Et si la vie n’était qu’un long tricot ?
Est-ce qu’on tricote sa vie comme on tricote un chandail ? Je me posais la question tout à l’heure en accrochant mon manteau à la patère alors que mon écharpe allait subir le même sort. Une belle écharpe rouge et noire, que j’ai tricotée il y a plus de 20 ans, que je n’ai pratiquement pas portée et que j’ai retrouvée en début d’automne. Je me vois encore au Soulier de Satin, le salon des étudiants d’études françaises, assise sur le sofa déglinguée, avec la lumière tamisée, le salon déserté parce qu’il est peut-être 18h ou 19h.

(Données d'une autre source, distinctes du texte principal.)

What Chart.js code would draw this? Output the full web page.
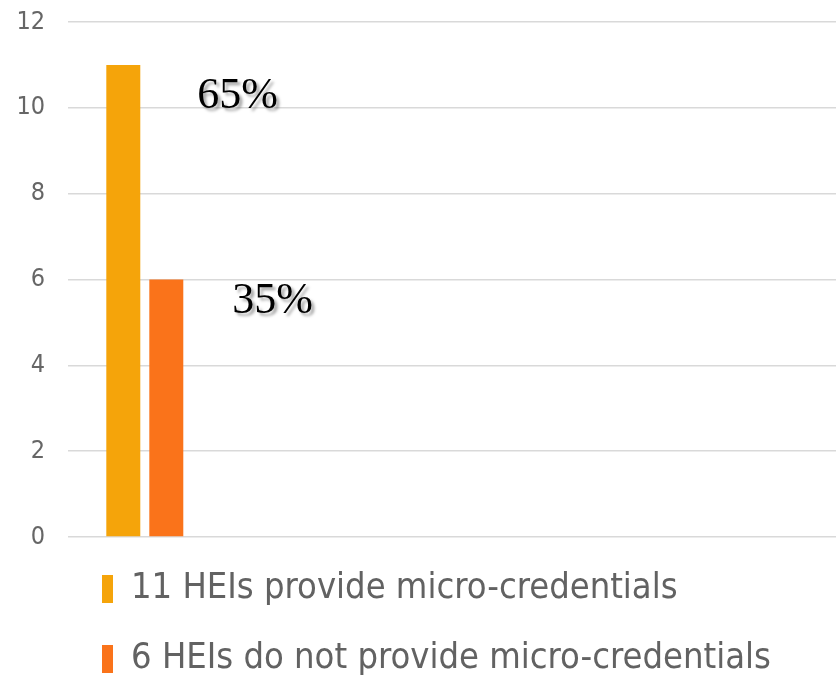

Et moi qui vais d’un rang de mailles à l’endroit à un rang de mailles à l’envers, qui tire sur la laine et qui compte pour ne pas oublier de changer de couleur.
La vie est-elle ainsi ? Un tricot qui s’allonge un peu plus chaque jour ? Avec des mailles à l’endroit et des mailles à l’envers ? Avec les rangs à démailler parce qu’on a fait erreur ? Avec la pelote de la laine sur laquelle on tire et qui tombe parfois par terre ? Sans parler de ces tricots qu’on ne finit pas et qui restent là, au fond d’un garde-robes, avec d’autres pelotes pour des projets qui n’auront été que des idées, mais qui seront restés en plan, va savoir pourquoi.
Oui, la vie est-elle autre chose qu’un long projet de tricot ? Un tricot dans lequel se glissent nos amitiés et nos amours, nos rêves et nos voyages, nos chansons et nos rires, nos coups de folie et nos projets avortés, nos lectures et les jours de pluie ? La vie ne serait-elle qu’une longue enfilade de mailles ?
Et les liens avec les autres ne seraient-ils pas eux aussi des tricots patiemment élaborés et construits, ce qui fait parfois dire aux uns qui pensent nous connaître: « Je te connais comme si je t’avais tricoté(e) » ?
Il suffisait d’arrêter le geste, une longue écharpe en main, un samedi matin, pour que surgisse cette analogie. Et je ne pourrais pas expliquer le pourquoi du comment. Mais je sais que j’aime à penser que j’ai encore beaucoup de mailles devant moi.